- _Written problem_:
Output nothing but the lines from the one with "What React, TypeScript" through the one with "Chart.register(...registerables);", including both. Leave the pictures out of the copy.

----- The input

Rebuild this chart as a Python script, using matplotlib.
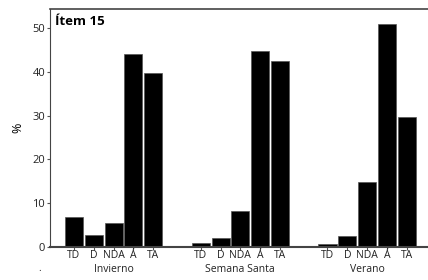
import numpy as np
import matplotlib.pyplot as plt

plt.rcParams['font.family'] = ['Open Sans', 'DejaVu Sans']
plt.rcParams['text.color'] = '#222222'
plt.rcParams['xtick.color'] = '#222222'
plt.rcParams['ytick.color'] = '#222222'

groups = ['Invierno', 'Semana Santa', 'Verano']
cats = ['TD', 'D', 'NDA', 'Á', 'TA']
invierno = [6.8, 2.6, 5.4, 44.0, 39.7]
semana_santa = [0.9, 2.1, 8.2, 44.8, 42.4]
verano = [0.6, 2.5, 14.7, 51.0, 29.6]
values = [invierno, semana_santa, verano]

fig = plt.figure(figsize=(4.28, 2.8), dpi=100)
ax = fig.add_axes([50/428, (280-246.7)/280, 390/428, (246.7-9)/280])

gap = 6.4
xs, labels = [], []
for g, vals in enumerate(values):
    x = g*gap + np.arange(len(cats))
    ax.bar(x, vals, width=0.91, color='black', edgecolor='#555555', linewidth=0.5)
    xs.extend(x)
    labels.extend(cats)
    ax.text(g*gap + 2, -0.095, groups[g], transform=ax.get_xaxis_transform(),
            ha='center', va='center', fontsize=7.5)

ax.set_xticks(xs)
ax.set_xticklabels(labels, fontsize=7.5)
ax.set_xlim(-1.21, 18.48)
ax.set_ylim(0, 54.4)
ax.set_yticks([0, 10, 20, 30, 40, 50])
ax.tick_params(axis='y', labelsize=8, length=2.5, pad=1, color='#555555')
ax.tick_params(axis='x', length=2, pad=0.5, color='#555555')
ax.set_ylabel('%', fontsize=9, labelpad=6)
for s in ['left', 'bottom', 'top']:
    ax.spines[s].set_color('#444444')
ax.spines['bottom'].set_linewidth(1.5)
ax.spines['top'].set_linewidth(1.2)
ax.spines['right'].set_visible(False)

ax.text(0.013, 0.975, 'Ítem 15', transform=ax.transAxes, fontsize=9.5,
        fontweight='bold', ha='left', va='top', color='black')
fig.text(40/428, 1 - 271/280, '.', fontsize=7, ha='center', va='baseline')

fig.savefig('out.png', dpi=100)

----------
----- The input

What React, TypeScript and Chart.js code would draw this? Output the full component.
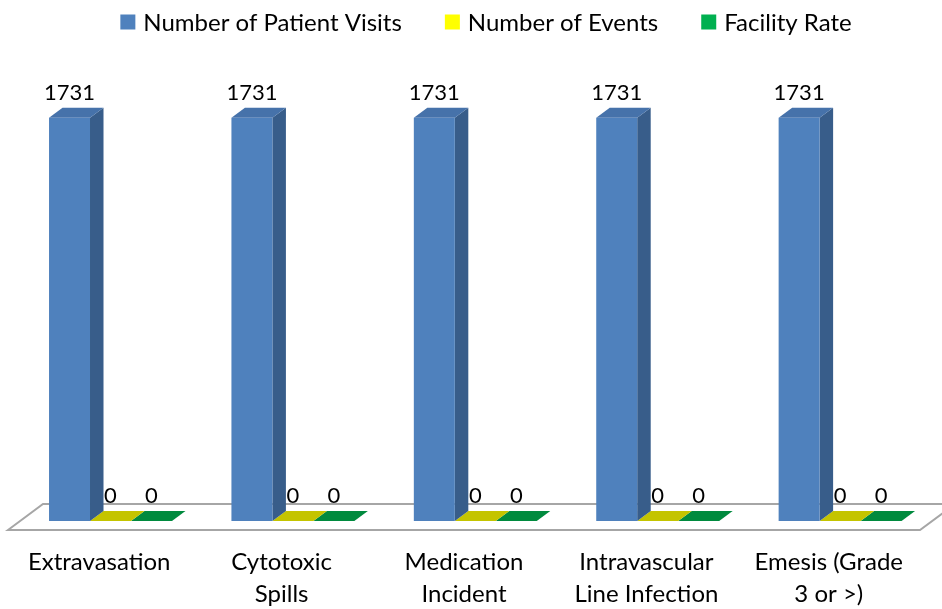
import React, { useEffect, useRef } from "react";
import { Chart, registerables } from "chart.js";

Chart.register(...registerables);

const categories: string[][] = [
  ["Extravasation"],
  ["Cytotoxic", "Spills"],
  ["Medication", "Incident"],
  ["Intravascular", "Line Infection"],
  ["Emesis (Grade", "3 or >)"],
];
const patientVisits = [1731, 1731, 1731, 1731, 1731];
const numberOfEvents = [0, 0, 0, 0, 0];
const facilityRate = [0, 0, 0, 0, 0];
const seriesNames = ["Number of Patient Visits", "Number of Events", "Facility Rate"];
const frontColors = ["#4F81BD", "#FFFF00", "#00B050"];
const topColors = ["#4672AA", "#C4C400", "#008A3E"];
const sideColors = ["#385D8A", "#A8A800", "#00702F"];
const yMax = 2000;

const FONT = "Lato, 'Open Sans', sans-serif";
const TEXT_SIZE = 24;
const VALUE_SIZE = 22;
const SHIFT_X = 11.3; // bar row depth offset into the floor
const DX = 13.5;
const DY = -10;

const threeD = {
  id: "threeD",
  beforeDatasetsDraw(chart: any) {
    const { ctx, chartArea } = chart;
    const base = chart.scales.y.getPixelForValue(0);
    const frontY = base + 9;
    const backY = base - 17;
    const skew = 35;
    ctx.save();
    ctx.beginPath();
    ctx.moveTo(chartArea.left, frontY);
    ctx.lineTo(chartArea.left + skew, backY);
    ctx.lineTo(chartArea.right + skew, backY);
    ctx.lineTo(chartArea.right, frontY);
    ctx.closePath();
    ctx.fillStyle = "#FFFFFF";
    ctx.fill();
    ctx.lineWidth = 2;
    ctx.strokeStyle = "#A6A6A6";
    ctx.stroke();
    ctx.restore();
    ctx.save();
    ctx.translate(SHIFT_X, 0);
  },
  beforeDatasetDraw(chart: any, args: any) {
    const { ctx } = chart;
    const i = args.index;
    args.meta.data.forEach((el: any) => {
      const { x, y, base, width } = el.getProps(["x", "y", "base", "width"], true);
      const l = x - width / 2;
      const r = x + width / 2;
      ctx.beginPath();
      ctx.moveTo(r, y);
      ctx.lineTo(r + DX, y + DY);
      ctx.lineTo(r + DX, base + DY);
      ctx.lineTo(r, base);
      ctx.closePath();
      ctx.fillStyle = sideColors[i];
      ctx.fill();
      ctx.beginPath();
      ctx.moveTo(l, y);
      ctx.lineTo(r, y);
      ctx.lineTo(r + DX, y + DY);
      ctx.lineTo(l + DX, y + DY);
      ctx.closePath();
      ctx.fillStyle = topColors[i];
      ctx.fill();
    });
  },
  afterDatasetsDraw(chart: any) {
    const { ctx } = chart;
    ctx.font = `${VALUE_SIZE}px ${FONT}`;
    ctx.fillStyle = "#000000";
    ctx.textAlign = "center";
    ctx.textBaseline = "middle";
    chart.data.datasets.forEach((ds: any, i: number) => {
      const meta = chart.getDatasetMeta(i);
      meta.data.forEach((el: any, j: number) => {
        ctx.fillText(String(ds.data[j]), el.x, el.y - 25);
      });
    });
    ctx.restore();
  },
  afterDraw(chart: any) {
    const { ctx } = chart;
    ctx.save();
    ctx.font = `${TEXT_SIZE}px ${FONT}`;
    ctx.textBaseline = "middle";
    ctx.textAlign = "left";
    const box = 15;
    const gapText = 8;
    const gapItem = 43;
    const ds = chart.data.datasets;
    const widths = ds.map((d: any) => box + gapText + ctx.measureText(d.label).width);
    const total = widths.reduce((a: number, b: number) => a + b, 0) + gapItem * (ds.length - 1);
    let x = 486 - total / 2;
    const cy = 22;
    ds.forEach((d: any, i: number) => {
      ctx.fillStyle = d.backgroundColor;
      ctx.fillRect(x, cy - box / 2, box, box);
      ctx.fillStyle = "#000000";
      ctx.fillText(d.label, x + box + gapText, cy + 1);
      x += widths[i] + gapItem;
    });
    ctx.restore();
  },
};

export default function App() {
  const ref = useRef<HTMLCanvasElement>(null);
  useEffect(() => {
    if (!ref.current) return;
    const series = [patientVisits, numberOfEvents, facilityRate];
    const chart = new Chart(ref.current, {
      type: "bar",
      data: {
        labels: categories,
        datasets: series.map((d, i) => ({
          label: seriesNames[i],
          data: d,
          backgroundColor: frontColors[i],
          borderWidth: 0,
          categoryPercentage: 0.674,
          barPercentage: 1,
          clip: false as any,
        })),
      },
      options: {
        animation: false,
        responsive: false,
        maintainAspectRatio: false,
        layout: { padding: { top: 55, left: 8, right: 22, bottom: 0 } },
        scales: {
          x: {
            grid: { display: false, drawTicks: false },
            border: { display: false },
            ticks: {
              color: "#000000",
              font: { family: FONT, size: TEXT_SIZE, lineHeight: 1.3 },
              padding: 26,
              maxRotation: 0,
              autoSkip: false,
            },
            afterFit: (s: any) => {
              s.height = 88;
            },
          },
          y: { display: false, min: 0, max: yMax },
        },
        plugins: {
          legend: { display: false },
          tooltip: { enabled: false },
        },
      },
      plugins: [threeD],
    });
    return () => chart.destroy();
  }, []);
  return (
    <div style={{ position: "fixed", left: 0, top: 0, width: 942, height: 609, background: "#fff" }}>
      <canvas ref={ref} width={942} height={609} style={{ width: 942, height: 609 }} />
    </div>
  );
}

----------
----- The input

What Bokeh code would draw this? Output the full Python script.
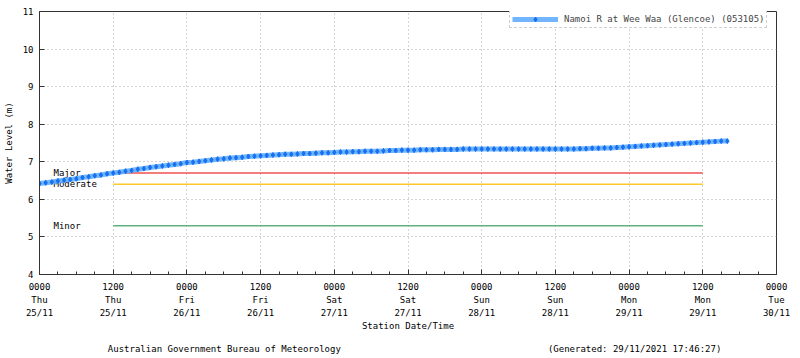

----------

- _Result for this exercise_:
What React, TypeScript and Chart.js code would draw this? Output the full component.
import React, { useEffect, useRef } from "react";
import { Chart, registerables } from "chart.js";

Chart.register(...registerables);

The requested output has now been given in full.